StablR's stablecoins EURR and USDR suffered a significant depeg following a sophisticated exploit that drained millions, directly linked to a compromised private key in its minting mechanism.

By BitBulteni May 26, 2026

The cryptocurrency landscape was once again reminded of its inherent risks as StablR's stablecoins, EURR and USDR, experienced a dramatic depeg. The incident, which unfolded on May 24, 2026, saw approximately $2.8 million siphoned off due to a critical security breach. The root cause has been identified as a compromised private key within the minting multisig account. This vulnerability allowed an attacker to mint a substantial volume of both USDR and EURR – 8.35 million USDR and 4.5 million EURR, respectively. The attacker then leveraged the limited liquidity in the market to swap these newly minted tokens for roughly 1,115 ETH, realizing significant profits.

The immediate aftermath saw EURR plummeting 23% from its $1.15 peg to $0.88, while USDR saw a steeper decline of 30%, falling to $0.70. This event underscores a persistent challenge in the decentralized finance (DeFi) space: the secure management of private keys and multisig wallets.

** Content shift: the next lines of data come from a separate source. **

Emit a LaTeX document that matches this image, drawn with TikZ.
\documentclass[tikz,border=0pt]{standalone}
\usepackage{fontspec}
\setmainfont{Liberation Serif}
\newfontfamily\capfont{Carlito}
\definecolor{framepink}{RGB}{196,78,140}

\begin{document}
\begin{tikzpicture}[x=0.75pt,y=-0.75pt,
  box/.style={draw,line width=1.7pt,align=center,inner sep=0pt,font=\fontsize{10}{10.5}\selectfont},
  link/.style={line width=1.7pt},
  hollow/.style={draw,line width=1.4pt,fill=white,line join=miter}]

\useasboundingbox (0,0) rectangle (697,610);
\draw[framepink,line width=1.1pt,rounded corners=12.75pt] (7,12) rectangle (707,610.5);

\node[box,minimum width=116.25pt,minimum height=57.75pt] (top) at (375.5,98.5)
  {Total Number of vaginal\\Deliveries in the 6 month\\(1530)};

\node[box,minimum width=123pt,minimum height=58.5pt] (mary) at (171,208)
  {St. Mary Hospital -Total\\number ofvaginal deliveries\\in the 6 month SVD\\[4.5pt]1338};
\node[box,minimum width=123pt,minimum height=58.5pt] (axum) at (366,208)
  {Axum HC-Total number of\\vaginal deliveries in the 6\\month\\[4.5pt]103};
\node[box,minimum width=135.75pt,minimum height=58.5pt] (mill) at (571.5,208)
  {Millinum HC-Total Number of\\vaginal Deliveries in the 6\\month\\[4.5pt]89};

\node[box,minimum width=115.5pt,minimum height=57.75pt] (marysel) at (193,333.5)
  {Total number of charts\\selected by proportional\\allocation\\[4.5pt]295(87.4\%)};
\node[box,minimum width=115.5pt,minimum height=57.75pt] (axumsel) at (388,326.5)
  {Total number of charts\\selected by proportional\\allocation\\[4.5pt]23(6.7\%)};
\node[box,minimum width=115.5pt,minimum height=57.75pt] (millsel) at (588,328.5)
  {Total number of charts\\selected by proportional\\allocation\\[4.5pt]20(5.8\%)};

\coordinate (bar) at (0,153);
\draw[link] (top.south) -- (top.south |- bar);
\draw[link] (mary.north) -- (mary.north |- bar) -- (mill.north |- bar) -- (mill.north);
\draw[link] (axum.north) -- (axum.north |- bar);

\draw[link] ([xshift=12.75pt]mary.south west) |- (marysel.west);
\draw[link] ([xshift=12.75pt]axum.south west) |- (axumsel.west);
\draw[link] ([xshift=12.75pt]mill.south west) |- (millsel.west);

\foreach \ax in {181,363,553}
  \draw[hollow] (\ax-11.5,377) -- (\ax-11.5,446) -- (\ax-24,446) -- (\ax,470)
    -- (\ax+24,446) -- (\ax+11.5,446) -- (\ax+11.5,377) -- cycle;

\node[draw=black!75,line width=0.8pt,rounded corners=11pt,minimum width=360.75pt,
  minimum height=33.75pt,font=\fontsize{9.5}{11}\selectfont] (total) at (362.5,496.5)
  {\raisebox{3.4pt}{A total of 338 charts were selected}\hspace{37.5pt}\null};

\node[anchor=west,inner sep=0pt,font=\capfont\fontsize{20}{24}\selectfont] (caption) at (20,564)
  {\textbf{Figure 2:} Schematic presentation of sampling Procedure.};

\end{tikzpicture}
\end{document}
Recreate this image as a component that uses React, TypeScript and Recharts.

While multisig solutions are designed to enhance security by requiring multiple approvals, a single compromised key can still lead to catastrophic outcomes. The thin liquidity issue further exacerbated the depeg, highlighting how market depth is crucial for maintaining stablecoin integrity, especially during periods of stress or attack. StablR now faces the arduous task of regaining trust and addressing the technical and security failures that led to this substantial loss for its users and the broader ecosystem.